_WORK TO COMPLETE_. Pictures are not part of the copy. Retype the lines from the first one through the line that contains "rcParams['axes.unicode_minus'] = False".

** Start DATA LINES **

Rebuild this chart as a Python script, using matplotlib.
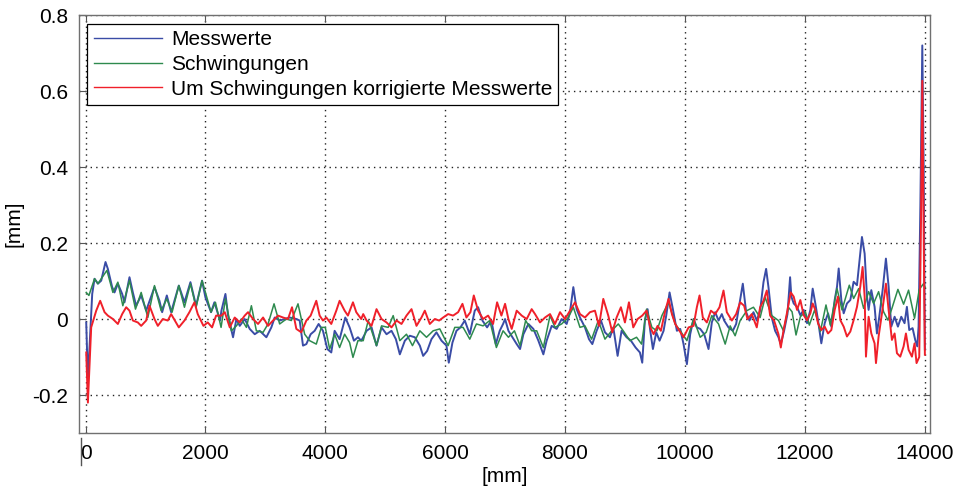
import matplotlib as mpl
mpl.use('Agg')
import matplotlib.pyplot as plt
from matplotlib import rcParams

rcParams['font.family'] = ['Liberation Sans', 'DejaVu Sans']
rcParams['axes.unicode_minus'] = False

# Messwerte (blue)
blue_x = [11, 39, 111, 150, 206, 261, 333, 372, 444, 483, 539, 611, 650, 733, 789, 844, 928, 1011,
          1150, 1233, 1278, 1356, 1428, 1556, 1650, 1750, 1844, 1944, 2000, 2094, 2150, 2244, 2267,
          2334, 2378, 2461, 2517, 2573, 2656, 2739, 2823, 2906, 3017, 3100, 3156, 3239, 3323, 3406,
          3517, 3573, 3628, 3684, 3756, 3823, 3889, 3961, 4034, 4100, 4156, 4239, 4334, 4406, 4478,
          4545, 4600, 4633, 4689, 4772, 4855, 4939, 5022, 5105, 5178, 5244, 5328, 5411, 5494, 5578,
          5633, 5700, 5772, 5855, 5939, 6022, 6061, 6122, 6189, 6255, 6328, 6411, 6494, 6550, 6622,
          6700, 6772, 6845, 6911, 6967, 7000, 7056, 7122, 7194, 7250, 7306, 7389, 7472, 7556, 7639,
          7694, 7778, 7861, 7944, 8028, 8083, 8139, 8194, 8250, 8333, 8400, 8456, 8528, 8600, 8667,
          8750, 8806, 8878, 8944, 9028, 9100, 9178, 9250, 9289, 9333, 9378, 9423, 9467, 9523, 9578,
          9645, 9689, 9745, 9800, 9867, 9923, 9978, 10034, 10089, 10145, 10200, 10256, 10323, 10395,
          10450, 10506, 10562, 10617, 10656, 10728, 10800, 10856, 10912, 10967, 11023, 11078, 11145,
          11200, 11256, 11312, 11356, 11395, 11450, 11506, 11562, 11601, 11656, 11712, 11756, 11777,
          11816, 11872, 11927, 11983, 12039, 12094, 12133, 12177, 12222, 12277, 12333, 12389, 12444,
          12500, 12539, 12567, 12611, 12650, 12705, 12761, 12816, 12872, 12911, 12955, 13000, 13039,
          13066, 13111, 13166, 13205, 13244, 13300, 13355, 13400, 13444, 13500, 13555, 13611, 13666,
          13705, 13744, 13800, 13844, 13878, 13900, 13930, 13962, 13985, 14005]
blue_y = [-0.009, -0.159, 0.066, 0.106, 0.093, 0.101, 0.150, 0.132, 0.084, 0.070, 0.093, 0.066, 0.044,
          0.110, 0.070, 0.035, 0.062, 0.022, 0.084, 0.048, 0.018, 0.062, 0.018, 0.088, 0.044, 0.097,
          0.035, 0.101, 0.057, 0.018, 0.044, -0.004, 0.022, 0.066, 0.009, -0.048, 0.000, -0.018, 0.000,
          -0.026, -0.040, -0.031, -0.048, -0.022, 0.004, -0.004, 0.000, 0.004, 0.000, -0.004, -0.070,
          -0.066, -0.040, -0.031, -0.013, -0.031, -0.079, -0.088, -0.031, -0.053, 0.004, -0.022, -0.057,
          -0.048, -0.057, -0.048, -0.031, -0.022, -0.070, -0.022, -0.040, -0.031, -0.053, -0.093, -0.057,
          -0.044, -0.048, -0.070, -0.097, -0.084, -0.053, -0.035, -0.057, -0.070, -0.115, -0.062, -0.031,
          -0.022, -0.004, -0.040, 0.022, 0.031, -0.004, -0.022, -0.004, -0.066, -0.031, -0.013, 0.000,
          -0.031, -0.048, -0.066, -0.079, -0.040, -0.013, -0.026, -0.057, -0.093, -0.057, -0.018, -0.026,
          0.000, -0.013, 0.018, 0.084, 0.026, 0.004, -0.022, -0.053, -0.066, -0.031, -0.004, -0.035,
          -0.048, -0.022, -0.097, -0.031, -0.048, -0.057, -0.075, -0.088, -0.115, -0.004, 0.026, -0.031,
          -0.079, -0.035, -0.057, -0.031, 0.009, 0.070, 0.026, -0.031, -0.026, -0.066, -0.119, -0.040,
          0.000, -0.022, -0.026, -0.040, -0.079, -0.009, 0.018, -0.004, 0.013, -0.004, -0.022, -0.031,
          -0.013, 0.040, 0.093, 0.018, -0.004, 0.018, -0.004, 0.022, 0.097, 0.132, 0.084, 0.004, -0.031,
          -0.048, -0.066, -0.031, 0.013, 0.110, 0.059, 0.041, 0.032, 0.010, 0.024, -0.011, 0.024, 0.080,
          0.041, -0.003, -0.064, -0.011, 0.015, -0.020, 0.050, 0.085, 0.133, 0.050, 0.015, 0.041, 0.050,
          0.098, 0.089, 0.150, 0.216, 0.172, 0.059, 0.024, 0.076, 0.032, -0.038, 0.006, 0.076, 0.159,
          0.085, -0.020, 0.006, -0.020, 0.006, -0.011, 0.032, -0.029, -0.024, -0.055, -0.072, -0.020,
          0.300, 0.720, 0.400, -0.080]

# Schwingungen (green)
green_x = [11, 56, 150, 206, 356, 456, 539, 622, 733, 833, 928, 1039, 1150, 1261, 1356, 1444, 1556,
           1650, 1750, 1844, 1944, 2094, 2167, 2261, 2334, 2434, 2517, 2600, 2684, 2767, 2850, 2962,
           3045, 3145, 3239, 3350, 3434, 3545, 3656, 3739, 3850, 3934, 4000, 4073, 4156, 4239, 4323,
           4406, 4462, 4545, 4633, 4717, 4855, 4939, 5050, 5133, 5244, 5355, 5455, 5578, 5689, 5800,
           5911, 6050, 6161, 6300, 6411, 6522, 6633, 6744, 6855, 6967, 7056, 7156, 7250, 7344, 7444,
           7528, 7639, 7750, 7833, 7944, 8056, 8139, 8250, 8333, 8444, 8556, 8667, 8778, 8889, 8972,
           9083, 9194, 9278, 9361, 9450, 9534, 9617, 9728, 9839, 9923, 10034, 10145, 10256, 10356,
           10450, 10562, 10673, 10756, 10839, 10923, 11034, 11145, 11256, 11339, 11450, 11562, 11645,
           11728, 11789, 11855, 11927, 12011, 12077, 12166, 12261, 12355, 12427, 12539, 12622, 12744,
           12816, 12900, 12983, 13066, 13150, 13233, 13316, 13389, 13455, 13555, 13650, 13733, 13833,
           13911, 13983, 14010]
green_y = [0.070, 0.062, 0.106, 0.093, 0.128, 0.070, 0.097, 0.035, 0.101, 0.026, 0.070, 0.004, 0.088,
           0.022, 0.053, 0.018, 0.088, 0.031, 0.093, 0.031, 0.101, 0.018, 0.044, -0.022, 0.053, -0.031,
           -0.018, 0.000, -0.022, 0.035, -0.031, -0.035, -0.013, 0.040, -0.013, 0.000, -0.004, 0.040,
           -0.040, -0.057, -0.066, -0.022, -0.022, -0.079, -0.040, -0.075, -0.040, -0.062, -0.101, -0.057,
           -0.057, -0.004, -0.070, -0.018, -0.022, 0.009, -0.057, -0.040, -0.070, -0.031, -0.048, -0.031,
           -0.026, -0.070, -0.022, -0.022, -0.053, -0.013, -0.018, -0.004, -0.075, -0.031, -0.048, -0.031,
           -0.070, -0.004, -0.031, -0.031, -0.075, 0.009, -0.022, -0.013, 0.004, 0.031, -0.022, -0.018,
           -0.053, -0.004, -0.053, -0.031, -0.013, -0.031, -0.057, -0.048, -0.066, 0.026, -0.022, -0.031,
           0.009, 0.044, -0.013, -0.031, -0.057, 0.000, -0.048, -0.035, 0.009, -0.013, -0.066, -0.018,
           -0.044, -0.004, 0.022, 0.031, 0.004, 0.057, 0.009, -0.004, -0.031, 0.031, 0.019, -0.042, 0.006,
           0.019, -0.016, 0.024, -0.033, 0.037, -0.016, 0.080, 0.024, 0.089, 0.054, 0.080, 0.028, 0.072,
           0.041, 0.072, 0.019, -0.003, 0.028, 0.078, 0.039, 0.076, 0.002, 0.078, 0.093, 0.083]

# Um Schwingungen korrigierte Messwerte (red)
red_x = [11, 39, 94, 178, 244, 317, 372, 456, 539, 611, 678, 733, 789, 872, 928, 1011, 1067, 1150,
         1206, 1289, 1372, 1428, 1556, 1650, 1733, 1817, 1872, 1967, 2039, 2111, 2178, 2267, 2323,
         2406, 2489, 2573, 2656, 2711, 2795, 2878, 2962, 3045, 3128, 3211, 3295, 3378, 3445, 3517,
         3600, 3684, 3756, 3850, 3906, 3961, 4017, 4100, 4184, 4239, 4323, 4378, 4462, 4517, 4600,
         4633, 4689, 4772, 4855, 4939, 5022, 5105, 5189, 5272, 5355, 5439, 5522, 5605, 5661, 5744,
         5828, 5900, 5967, 6050, 6133, 6217, 6289, 6355, 6422, 6478, 6550, 6633, 6717, 6800, 6867,
         6939, 7000, 7056, 7111, 7194, 7278, 7361, 7444, 7500, 7583, 7667, 7750, 7833, 7917, 8000,
         8083, 8167, 8250, 8333, 8417, 8500, 8567, 8639, 8722, 8789, 8861, 8933, 9000, 9067, 9139,
         9211, 9289, 9361, 9423, 9478, 9545, 9600, 9673, 9728, 9784, 9839, 9911, 9978, 10062, 10145,
         10200, 10245, 10300, 10367, 10434, 10506, 10578, 10645, 10700, 10784, 10856, 10923, 10989,
         11045, 11117, 11200, 11256, 11312, 11367, 11423, 11489, 11562, 11601, 11645, 11700, 11767,
         11816, 11872, 11927, 11983, 12039, 12094, 12133, 12177, 12222, 12277, 12333, 12389, 12444,
         12500, 12555, 12594, 12650, 12705, 12761, 12816, 12872, 12927, 12966, 13000, 13022, 13066,
         13111, 13166, 13189, 13233, 13289, 13355, 13400, 13455, 13500, 13539, 13594, 13650, 13689,
         13733, 13789, 13833, 13866, 13911, 13940, 13962, 13980, 14005]
red_y = [-0.088, -0.220, -0.022, 0.022, 0.048, 0.018, 0.009, 0.000, -0.013, 0.013, 0.031, 0.022, -0.004,
         -0.009, -0.018, -0.004, 0.035, 0.000, -0.018, 0.000, -0.004, 0.013, -0.022, -0.004, 0.018, 0.044,
         0.013, -0.018, -0.009, -0.022, 0.009, 0.009, 0.018, -0.022, 0.004, -0.009, 0.009, 0.018, 0.000,
         -0.013, 0.004, -0.018, -0.004, 0.009, 0.004, 0.000, 0.031, -0.026, -0.035, -0.004, 0.009, 0.048,
         0.009, -0.004, 0.004, -0.013, 0.022, 0.048, 0.022, 0.009, 0.044, 0.018, 0.000, 0.013, -0.004,
         -0.018, 0.026, 0.000, -0.009, -0.022, -0.004, -0.013, 0.009, 0.026, -0.018, 0.004, 0.022, -0.013,
         0.000, -0.004, 0.004, 0.013, 0.009, 0.018, 0.040, 0.004, 0.018, 0.062, 0.022, 0.000, 0.009,
         -0.013, 0.044, 0.009, 0.040, 0.000, -0.026, 0.022, 0.009, 0.000, 0.026, 0.013, -0.009, 0.004,
         0.013, -0.013, 0.018, 0.000, 0.022, 0.044, 0.013, 0.004, 0.018, 0.022, -0.018, 0.053, 0.009,
         -0.035, 0.004, 0.031, -0.009, 0.044, -0.022, 0.000, 0.009, 0.022, -0.022, -0.040, -0.018, -0.031,
         0.022, 0.053, 0.013, -0.013, -0.031, -0.048, -0.022, -0.018, 0.031, 0.062, 0.004, -0.009, 0.022,
         0.013, 0.031, 0.075, 0.018, -0.004, 0.013, 0.044, 0.035, 0.000, 0.013, -0.022, 0.031, 0.048,
         0.075, 0.009, -0.004, -0.040, -0.075, -0.031, 0.013, 0.070, 0.059, 0.024, 0.050, 0.010, -0.003,
         0.015, 0.041, 0.024, -0.011, -0.029, -0.020, -0.038, -0.029, 0.024, 0.059, -0.003, -0.020,
         -0.046, -0.033, -0.003, 0.032, 0.085, 0.137, 0.059, -0.099, 0.006, -0.038, -0.064, -0.116,
         -0.046, 0.015, 0.093, 0.024, -0.055, -0.038, -0.090, -0.099, -0.072, -0.038, -0.081, -0.099,
         -0.064, -0.116, -0.100, 0.250, 0.627, 0.300, -0.094]

series_labels = ['Messwerte', 'Schwingungen', 'Um Schwingungen korrigierte Messwerte']
x_ticks = [0, 2000, 4000, 6000, 8000, 10000, 12000, 14000]
y_ticks = [-0.2, 0, 0.2, 0.4, 0.6, 0.8]
y_ticklabels = ['-0.2', '0', '0.2', '0.4', '0.6', '0.8']

fig = plt.figure(figsize=(9.63, 4.9), dpi=100)
ax = fig.add_axes([0.082, 0.1163, 0.8837, 0.853])

ax.plot(blue_x, blue_y, color='#3a4ca6', lw=1.4, label=series_labels[0])
ax.plot(green_x, green_y, color='#2e8a4e', lw=1.1, label=series_labels[1])
ax.plot(red_x, red_y, color='#f0202a', lw=1.4, label=series_labels[2])

ax.set_xlim(-110, 14090)
ax.set_ylim(-0.3, 0.8)
ax.set_xticks(x_ticks)
ax.set_xticklabels([str(t) for t in x_ticks])
ax.set_yticks(y_ticks)
ax.set_yticklabels(y_ticklabels)
ax.set_axisbelow(True)
ax.grid(True, linestyle=(0, (1, 3)), color='#222222', lw=1.0)
ax.tick_params(direction='in', top=True, right=True, length=5, width=0.8,
               labelsize=15, pad=8, color='#555555')
for s in ax.spines.values():
    s.set_color('#707070')
    s.set_linewidth(1.0)

ax.set_xlabel('[mm]', fontsize=15, labelpad=3)
ax.set_ylabel('[mm]', fontsize=15, labelpad=6)

# small stray axis stub seen under the origin
ax.plot([0.002, 0.002], [-0.012, -0.076], transform=ax.transAxes, clip_on=False,
        color='#555555', lw=1.0)

leg = ax.legend(loc='upper left', bbox_to_anchor=(0.01, 0.978), fontsize=15, handlelength=3.3,
                handletextpad=0.4, labelspacing=0.27, borderaxespad=0, borderpad=0.3,
                fancybox=False, framealpha=1)
leg.get_frame().set_edgecolor('black')
leg.get_frame().set_linewidth(0.9)
for line in leg.get_lines():
    line.set_linewidth(1.0)

plt.savefig('out.png', dpi=100)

** End DATA LINES **

_EXERCISE ANSWER_.
Rebuild this chart as a Python script, using matplotlib.
import matplotlib as mpl
mpl.use('Agg')
import matplotlib.pyplot as plt
from matplotlib import rcParams

rcParams['font.family'] = ['Liberation Sans', 'DejaVu Sans']
rcParams['axes.unicode_minus'] = False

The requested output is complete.